WORK TO BE COMPLETED: Return each line of the listing below, unchanged, and omit the images.

MATERIAL PROVIDED:
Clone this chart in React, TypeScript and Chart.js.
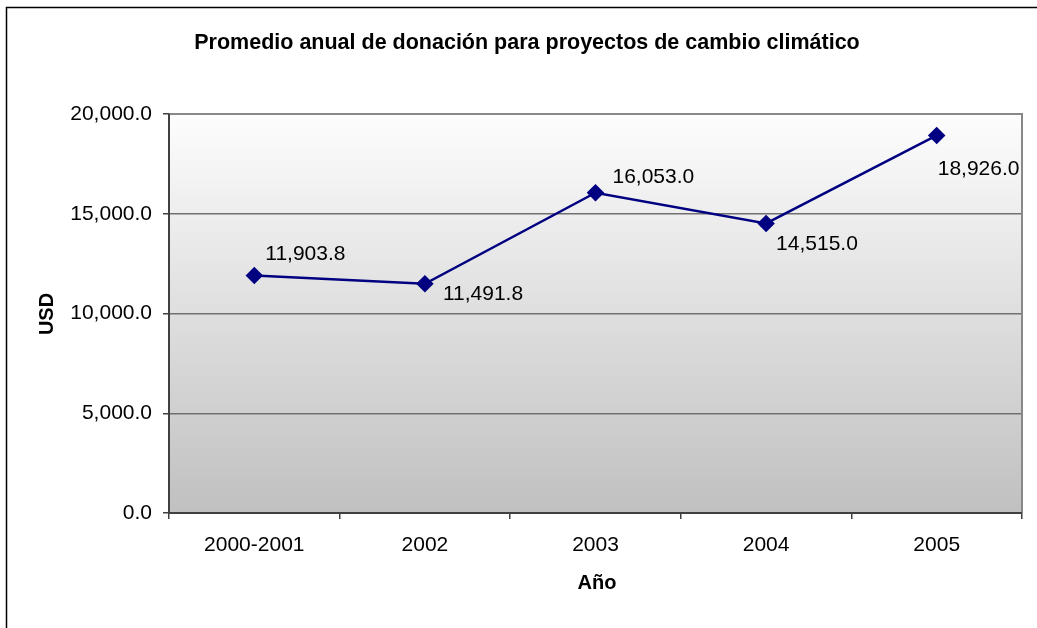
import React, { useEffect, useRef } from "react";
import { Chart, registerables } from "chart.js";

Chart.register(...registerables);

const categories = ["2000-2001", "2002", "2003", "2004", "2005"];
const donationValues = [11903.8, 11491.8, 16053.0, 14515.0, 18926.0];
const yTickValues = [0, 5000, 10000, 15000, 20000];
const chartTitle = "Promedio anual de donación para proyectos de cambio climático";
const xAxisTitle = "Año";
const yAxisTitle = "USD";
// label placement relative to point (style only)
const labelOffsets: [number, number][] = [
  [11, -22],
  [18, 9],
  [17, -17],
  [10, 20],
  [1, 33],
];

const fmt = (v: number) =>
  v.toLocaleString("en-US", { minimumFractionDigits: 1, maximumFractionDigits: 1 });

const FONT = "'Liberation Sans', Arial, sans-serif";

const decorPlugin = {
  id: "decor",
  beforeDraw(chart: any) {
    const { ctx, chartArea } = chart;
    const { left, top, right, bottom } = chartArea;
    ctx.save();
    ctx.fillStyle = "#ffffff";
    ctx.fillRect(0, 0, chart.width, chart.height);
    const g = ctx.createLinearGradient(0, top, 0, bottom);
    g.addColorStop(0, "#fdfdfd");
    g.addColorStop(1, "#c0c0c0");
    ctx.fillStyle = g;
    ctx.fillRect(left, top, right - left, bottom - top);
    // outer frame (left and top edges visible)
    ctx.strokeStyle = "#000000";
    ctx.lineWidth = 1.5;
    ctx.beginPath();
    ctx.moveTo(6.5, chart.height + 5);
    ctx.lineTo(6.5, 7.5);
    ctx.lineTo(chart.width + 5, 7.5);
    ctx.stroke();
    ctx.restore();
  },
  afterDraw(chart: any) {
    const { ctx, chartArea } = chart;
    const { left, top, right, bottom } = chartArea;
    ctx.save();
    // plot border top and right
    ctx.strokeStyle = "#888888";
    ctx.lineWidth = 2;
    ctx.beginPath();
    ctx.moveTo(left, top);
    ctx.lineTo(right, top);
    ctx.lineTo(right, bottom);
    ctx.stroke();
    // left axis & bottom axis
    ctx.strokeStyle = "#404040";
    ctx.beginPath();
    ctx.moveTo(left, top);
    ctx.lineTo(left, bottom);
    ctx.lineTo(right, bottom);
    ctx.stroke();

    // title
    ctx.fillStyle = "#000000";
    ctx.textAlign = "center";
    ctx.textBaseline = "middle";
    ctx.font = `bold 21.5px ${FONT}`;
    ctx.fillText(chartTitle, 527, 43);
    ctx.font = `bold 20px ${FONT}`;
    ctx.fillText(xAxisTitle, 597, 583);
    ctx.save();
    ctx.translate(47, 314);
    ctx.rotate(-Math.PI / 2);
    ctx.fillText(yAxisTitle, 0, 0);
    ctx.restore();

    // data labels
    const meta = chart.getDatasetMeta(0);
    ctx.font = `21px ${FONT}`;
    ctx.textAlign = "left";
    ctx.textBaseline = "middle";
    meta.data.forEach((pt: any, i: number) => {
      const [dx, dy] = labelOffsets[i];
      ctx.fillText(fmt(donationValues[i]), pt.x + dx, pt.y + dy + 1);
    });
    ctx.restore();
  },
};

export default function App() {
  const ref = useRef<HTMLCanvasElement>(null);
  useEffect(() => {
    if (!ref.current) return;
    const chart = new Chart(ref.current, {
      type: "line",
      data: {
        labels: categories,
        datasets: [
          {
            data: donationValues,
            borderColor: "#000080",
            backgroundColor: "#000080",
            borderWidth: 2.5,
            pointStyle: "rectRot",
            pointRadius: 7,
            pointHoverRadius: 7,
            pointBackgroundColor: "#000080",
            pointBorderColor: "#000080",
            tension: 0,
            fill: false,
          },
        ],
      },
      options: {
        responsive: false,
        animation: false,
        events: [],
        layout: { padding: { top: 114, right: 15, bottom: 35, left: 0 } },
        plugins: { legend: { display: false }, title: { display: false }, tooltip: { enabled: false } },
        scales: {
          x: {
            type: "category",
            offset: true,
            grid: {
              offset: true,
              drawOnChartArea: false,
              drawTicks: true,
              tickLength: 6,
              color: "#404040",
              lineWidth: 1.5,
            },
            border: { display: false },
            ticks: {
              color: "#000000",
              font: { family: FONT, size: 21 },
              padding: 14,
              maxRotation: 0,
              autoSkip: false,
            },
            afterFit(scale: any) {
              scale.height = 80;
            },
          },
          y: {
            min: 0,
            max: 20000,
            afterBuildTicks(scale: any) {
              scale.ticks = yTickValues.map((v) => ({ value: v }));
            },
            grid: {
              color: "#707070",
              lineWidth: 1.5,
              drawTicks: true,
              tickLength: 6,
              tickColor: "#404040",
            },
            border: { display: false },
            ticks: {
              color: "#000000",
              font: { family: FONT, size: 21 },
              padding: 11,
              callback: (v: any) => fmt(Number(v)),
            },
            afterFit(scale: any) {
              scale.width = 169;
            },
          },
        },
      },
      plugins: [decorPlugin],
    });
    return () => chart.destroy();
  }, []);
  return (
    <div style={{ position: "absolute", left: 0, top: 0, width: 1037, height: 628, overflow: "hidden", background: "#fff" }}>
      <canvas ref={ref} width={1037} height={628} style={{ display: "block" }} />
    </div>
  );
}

ANSWER TO THIS PROBLEM:
Clone this chart in React, TypeScript and Chart.js.
import React, { useEffect, useRef } from "react";
import { Chart, registerables } from "chart.js";

Chart.register(...registerables);

const categories = ["2000-2001", "2002", "2003", "2004", "2005"];
const donationValues = [11903.8, 11491.8, 16053.0, 14515.0, 18926.0];
const yTickValues = [0, 5000, 10000, 15000, 20000];
const chartTitle = "Promedio anual de donación para proyectos de cambio climático";
const xAxisTitle = "Año";
const yAxisTitle = "USD";
// label placement relative to point (style only)
const labelOffsets: [number, number][] = [
  [11, -22],
  [18, 9],
  [17, -17],
  [10, 20],
  [1, 33],
];

const fmt = (v: number) =>
  v.toLocaleString("en-US", { minimumFractionDigits: 1, maximumFractionDigits: 1 });

const FONT = "'Liberation Sans', Arial, sans-serif";

const decorPlugin = {
  id: "decor",
  beforeDraw(chart: any) {
    const { ctx, chartArea } = chart;
    const { left, top, right, bottom } = chartArea;
    ctx.save();
    ctx.fillStyle = "#ffffff";
    ctx.fillRect(0, 0, chart.width, chart.height);
    const g = ctx.createLinearGradient(0, top, 0, bottom);
    g.addColorStop(0, "#fdfdfd");
    g.addColorStop(1, "#c0c0c0");
    ctx.fillStyle = g;
    ctx.fillRect(left, top, right - left, bottom - top);
    // outer frame (left and top edges visible)
    ctx.strokeStyle = "#000000";
    ctx.lineWidth = 1.5;
    ctx.beginPath();
    ctx.moveTo(6.5, chart.height + 5);
    ctx.lineTo(6.5, 7.5);
    ctx.lineTo(chart.width + 5, 7.5);
    ctx.stroke();
    ctx.restore();
  },
  afterDraw(chart: any) {
    const { ctx, chartArea } = chart;
    const { left, top, right, bottom } = chartArea;
    ctx.save();
    // plot border top and right
    ctx.strokeStyle = "#888888";
    ctx.lineWidth = 2;
    ctx.beginPath();
    ctx.moveTo(left, top);
    ctx.lineTo(right, top);
    ctx.lineTo(right, bottom);
    ctx.stroke();
    // left axis & bottom axis
    ctx.strokeStyle = "#404040";
    ctx.beginPath();
    ctx.moveTo(left, top);
    ctx.lineTo(left, bottom);
    ctx.lineTo(right, bottom);
    ctx.stroke();

    // title
    ctx.fillStyle = "#000000";
    ctx.textAlign = "center";
    ctx.textBaseline = "middle";
    ctx.font = `bold 21.5px ${FONT}`;
    ctx.fillText(chartTitle, 527, 43);
    ctx.font = `bold 20px ${FONT}`;
    ctx.fillText(xAxisTitle, 597, 583);
    ctx.save();
    ctx.translate(47, 314);
    ctx.rotate(-Math.PI / 2);
    ctx.fillText(yAxisTitle, 0, 0);
    ctx.restore();

    // data labels
    const meta = chart.getDatasetMeta(0);
    ctx.font = `21px ${FONT}`;
    ctx.textAlign = "left";
    ctx.textBaseline = "middle";
    meta.data.forEach((pt: any, i: number) => {
      const [dx, dy] = labelOffsets[i];
      ctx.fillText(fmt(donationValues[i]), pt.x + dx, pt.y + dy + 1);
    });
    ctx.restore();
  },
};

export default function App() {
  const ref = useRef<HTMLCanvasElement>(null);
  useEffect(() => {
    if (!ref.current) return;
    const chart = new Chart(ref.current, {
      type: "line",
      data: {
        labels: categories,
        datasets: [
          {
            data: donationValues,
            borderColor: "#000080",
            backgroundColor: "#000080",
            borderWidth: 2.5,
            pointStyle: "rectRot",
            pointRadius: 7,
            pointHoverRadius: 7,
            pointBackgroundColor: "#000080",
            pointBorderColor: "#000080",
            tension: 0,
            fill: false,
          },
        ],
      },
      options: {
        responsive: false,
        animation: false,
        events: [],
        layout: { padding: { top: 114, right: 15, bottom: 35, left: 0 } },
        plugins: { legend: { display: false }, title: { display: false }, tooltip: { enabled: false } },
        scales: {
          x: {
            type: "category",
            offset: true,
            grid: {
              offset: true,
              drawOnChartArea: false,
              drawTicks: true,
              tickLength: 6,
              color: "#404040",
              lineWidth: 1.5,
            },
            border: { display: false },
            ticks: {
              color: "#000000",
              font: { family: FONT, size: 21 },
              padding: 14,
              maxRotation: 0,
              autoSkip: false,
            },
            afterFit(scale: any) {
              scale.height = 80;
            },
          },
          y: {
            min: 0,
            max: 20000,
            afterBuildTicks(scale: any) {
              scale.ticks = yTickValues.map((v) => ({ value: v }));
            },
            grid: {
              color: "#707070",
              lineWidth: 1.5,
              drawTicks: true,
              tickLength: 6,
              tickColor: "#404040",
            },
            border: { display: false },
            ticks: {
              color: "#000000",
              font: { family: FONT, size: 21 },
              padding: 11,
              callback: (v: any) => fmt(Number(v)),
            },
            afterFit(scale: any) {
              scale.width = 169;
            },
          },
        },
      },
      plugins: [decorPlugin],
    });
    return () => chart.destroy();
  }, []);
  return (
    <div style={{ position: "absolute", left: 0, top: 0, width: 1037, height: 628, overflow: "hidden", background: "#fff" }}>
      <canvas ref={ref} width={1037} height={628} style={{ display: "block" }} />
    </div>
  );
}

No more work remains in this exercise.